The suspended Microsoft-G42 geothermal campus at Olkaria has still not broken ground, and its first-phase May 2026 target has lapsed 1. President William Ruto halted the 1 GW project in May on capacity grounds, since 1 GW equals roughly a third of Kenya's 3 GW installed base . That suspension read at the time as a grid too small for the campus. ThinkGeoEnergy and Techish Kenya now add a second reason: the consortium asked the Kenya Power and Lighting Company for a guaranteed sovereign capacity payment, a backstop the government declined 2.
A capacity-payment guarantee obliges the host utility to pay for contracted power whether or not the campus draws it, which transfers demand risk from the operator to the sovereign. For a grid where 1 GW is a third of installed capacity, that guarantee is a contingent liability the size of the project itself. Kenya Power declining it reads less as an anti-investment posture than as the refusal of an unbankable backstop. The sourcing here is tier-2 and tier-3, so the payment-guarantee claim is attributed, not asserted as settled fact.

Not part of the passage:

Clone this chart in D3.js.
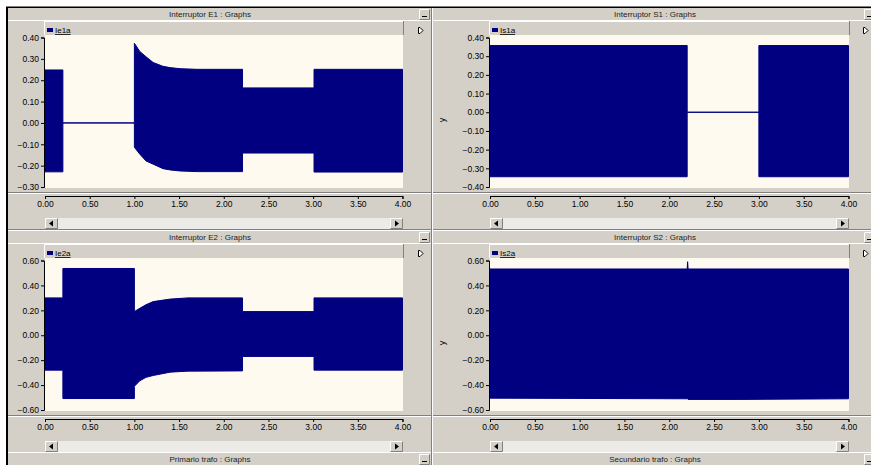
<!DOCTYPE html>
<html>
<head>
<meta charset="utf-8">
<script src="https://cdn.jsdelivr.net/npm/d3@7"></script>
<style>
  body { margin: 0; background: #fff; }
  svg { display: block; font-family: "Liberation Sans", Arial, sans-serif; }
</style>
</head>
<body>
<svg id="chart"></svg>
<script>
// envelope of each trace: [time s, upper, lower]
const ie1a = [
  [0, 0.248, -0.229], [0.2, 0.248, -0.229],
  [0.2, 0, 0], [1.0, 0, 0],
  [1.0, 0.373, -0.114], [1.06, 0.335, -0.146], [1.13, 0.31, -0.178],
  [1.21, 0.283, -0.193], [1.32, 0.265, -0.214], [1.40, 0.259, -0.220],
  [1.51, 0.254, -0.225], [1.7, 0.251, -0.228], [2.21, 0.251, -0.228],
  [2.21, 0.164, -0.141], [3.01, 0.164, -0.141],
  [3.01, 0.251, -0.230], [4.0, 0.251, -0.230]
];
const is1a = [
  [0, 0.357, -0.345], [2.2, 0.357, -0.345],
  [2.2, 0, 0], [3.0, 0, 0],
  [3.0, 0.357, -0.345], [4.0, 0.357, -0.345]
];
const ie2a = [
  [0, 0.30, -0.28], [0.2, 0.30, -0.28],
  [0.2, 0.536, -0.508], [1.0, 0.536, -0.508],
  [1.0, 0.19, -0.41], [1.06, 0.216, -0.366], [1.13, 0.245, -0.338],
  [1.21, 0.27, -0.323], [1.40, 0.29, -0.296], [1.6, 0.30, -0.288],
  [2.21, 0.30, -0.286],
  [2.21, 0.19, -0.17], [3.01, 0.19, -0.17],
  [3.01, 0.30, -0.28], [4.0, 0.30, -0.28]
];
const is2a = [
  [0, 0.532, -0.505], [2.2, 0.532, -0.51],
  [2.205, 0.59, -0.51], [2.21, 0.532, -0.515],
  [2.8, 0.532, -0.515], [4.0, 0.532, -0.51]
];

const timeTicks = [0, 0.5, 1, 1.5, 2, 2.5, 3, 3.5, 4];
const ticksE1 = [0.4, 0.3, 0.2, 0.1, 0, -0.1, -0.2, -0.3];
const ticksS1 = [0.4, 0.3, 0.2, 0.1, 0, -0.1, -0.2, -0.3, -0.4];
const ticksRow2 = [0.6, 0.4, 0.2, 0, -0.2, -0.4, -0.6];

const W = 871, H = 465;
const grey = '#d4d0c8', cream = '#fffaf0', navy = '#000080', dark = '#808080';

const cols = [
  { x0: 8, x1: 431, plot: [45, 403], axisX: 44, btn: 419, icon: 418, yLabel: false },
  { x0: 433, x1: 871, plot: [490, 849], axisX: 489, btn: 864, icon: 863, yLabel: true }
];

const panels = [
  { title: 'Interruptor E1 : Graphs', name: 'Ie1a', data: ie1a, ticks: ticksE1, col: 0, top: 8 },
  { title: 'Interruptor S1 : Graphs', name: 'Is1a', data: is1a, ticks: ticksS1, col: 1, top: 8 },
  { title: 'Interruptor E2 : Graphs', name: 'Ie2a', data: ie2a, ticks: ticksRow2, col: 0, top: 231 },
  { title: 'Interruptor S2 : Graphs', name: 'Is2a', data: is2a, ticks: ticksRow2, col: 1, top: 231 },
  { title: 'Primario trafo : Graphs', col: 0, top: 453 },
  { title: 'Secundario trafo : Graphs', col: 1, top: 453 }
];

const svg = d3.select('#chart').attr('width', W).attr('height', H);

// window frame
svg.append('rect').attr('x', 6).attr('y', 6.5).attr('width', W).attr('height', H).attr('fill', '#000');
svg.append('rect').attr('x', 8).attr('y', 8).attr('width', W).attr('height', H).attr('fill', grey);
svg.append('line').attr('x1', 431.5).attr('x2', 431.5).attr('y1', 8).attr('y2', H).attr('stroke', dark);
svg.append('line').attr('x1', 432.5).attr('x2', 432.5).attr('y1', 8).attr('y2', H).attr('stroke', '#fff');

const bevel = (g, x, y, w, h) => {
  g.append('rect').attr('x', x).attr('y', y).attr('width', w).attr('height', h).attr('fill', grey);
  g.append('path').attr('d', `M${x + 0.5},${y + h - 0.5}V${y + 0.5}H${x + w - 0.5}`)
    .attr('fill', 'none').attr('stroke', '#fff');
  g.append('path').attr('d', `M${x + 0.5},${y + h - 0.5}H${x + w - 0.5}V${y + 0.5}`)
    .attr('fill', 'none').attr('stroke', dark);
};

panels.forEach((p, i) => {
  const c = cols[p.col];
  const t = p.top;
  const g = svg.append('g');

  // title bar
  g.append('line').attr('x1', c.x0).attr('x2', c.x1).attr('y1', t - 0.5).attr('y2', t - 0.5)
    .attr('stroke', i < 2 ? '#000' : '#fff');
  g.append('text').attr('x', i % 2 ? 655 : 210).attr('y', t + 9)
    .attr('text-anchor', 'middle').attr('font-size', 8).attr('fill', '#222').text(p.title);
  bevel(g, c.btn, t + 1, 11, 11);
  g.append('line').attr('x1', c.btn + 3).attr('x2', c.btn + 8).attr('y1', t + 8.5).attr('y2', t + 8.5)
    .attr('stroke', '#000');

  if (!p.data) return;

  g.append('line').attr('x1', c.x0).attr('x2', c.x1).attr('y1', t + 12.5).attr('y2', t + 12.5)
    .attr('stroke', '#fff');

  // legend strip
  const [px0, px1] = c.plot;
  g.append('path').attr('d', `M${px0 - 0.5},${t + 27}V${t + 13.5}H${px1}`)
    .attr('fill', 'none').attr('stroke', '#fff');
  g.append('line').attr('x1', px1 + 0.5).attr('x2', px1 + 0.5).attr('y1', t + 13).attr('y2', t + 27)
    .attr('stroke', dark);
  g.append('rect').attr('x', px0 + 2).attr('y', t + 20).attr('width', 6).attr('height', 4).attr('fill', navy);
  g.append('text').attr('x', px0 + 10).attr('y', t + 25).attr('font-size', 8).attr('fill', '#000')
    .attr('text-decoration', 'underline').text(p.name);

  // cursor icon
  g.append('path').attr('d', `M${c.icon + 0.5},${t + 19.5}V${t + 25.5}H${c.icon + 2}L${c.icon + 5},${t + 22.5}L${c.icon + 2},${t + 19.5}Z`)
    .attr('fill', '#fff').attr('stroke', '#000');

  // plot area
  g.append('rect').attr('x', px0).attr('y', t + 27).attr('width', px1 - px0).attr('height', 153)
    .attr('fill', cream);

  const x = d3.scaleLinear().domain([0, 4]).range([px0, px1 - 0.5]);
  const y = d3.scaleLinear().domain(d3.extent(p.ticks)).range([t + 179, t + 29.5]);

  const clipId = 'clip' + i;
  g.append('clipPath').attr('id', clipId).append('rect')
    .attr('x', px0).attr('y', t + 27).attr('width', px1 - px0).attr('height', 153);

  const area = d3.area()
    .x(d => x(d[0]))
    .y0(d => y(d[2]))
    .y1(d => y(d[1]));

  g.append('path').datum(p.data).attr('clip-path', `url(#${clipId})`)
    .attr('d', area).attr('fill', navy).attr('stroke', navy).attr('stroke-width', 1);

  // groove under the plot
  g.append('line').attr('x1', c.x0).attr('x2', c.x1).attr('y1', t + 184.5).attr('y2', t + 184.5).attr('stroke', dark);
  g.append('line').attr('x1', c.x0).attr('x2', c.x1).attr('y1', t + 185.5).attr('y2', t + 185.5).attr('stroke', '#fff');

  // axes
  const fmt = d3.format('.2f');
  const yAxis = g.append('g').attr('transform', `translate(${c.axisX},0)`)
    .call(d3.axisLeft(y).tickValues(p.ticks).tickFormat(fmt).tickSize(3).tickPadding(2));
  const xAxis = g.append('g').attr('transform', `translate(0,${t + 188})`)
    .call(d3.axisBottom(x).tickValues(timeTicks).tickFormat(fmt).tickSize(3).tickPadding(2));
  [yAxis, xAxis].forEach(a => {
    a.selectAll('path,line').attr('stroke', '#000');
    a.selectAll('text').attr('font-size', 8.5).attr('fill', '#000')
      .attr('font-family', '"Liberation Sans", Arial, sans-serif');
  });

  if (c.yLabel) {
    g.append('text').attr('transform', `translate(${c.x0 + 12},${t + 112}) rotate(-90)`)
      .attr('text-anchor', 'middle').attr('font-size', 9).attr('fill', '#000').text('y');
  }

  // scrollbar
  g.append('rect').attr('x', px0).attr('y', t + 210).attr('width', px1 - px0).attr('height', 11)
    .attr('fill', '#ecebe7');
  bevel(g, px0, t + 210, 13, 11);
  bevel(g, px1 - 13, t + 210, 13, 11);
  g.append('path').attr('d', `M${px0 + 4},${t + 215.5}l4,-3v6z`).attr('fill', '#000');
  g.append('path').attr('d', `M${px1 - 4},${t + 215.5}l-4,-3v6z`).attr('fill', '#000');

  // panel bottom edge
  g.append('line').attr('x1', c.x0).attr('x2', c.x1).attr('y1', t + 221.5).attr('y2', t + 221.5).attr('stroke', dark);
});
</script>
</body>
</html>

The reframing matters beyond Olkaria. Across Africa the announced shape of these deals is a partnership, while the term that actually decides the build is a bankable commitment to pay for capacity, used or not. Other host states watching Kenya now know which clause to read first. Financing remains unresolved and no new construction date has been set, leaving $1bn and a gigawatt of announced geothermal capacity stalled on a contract term rather than a permit.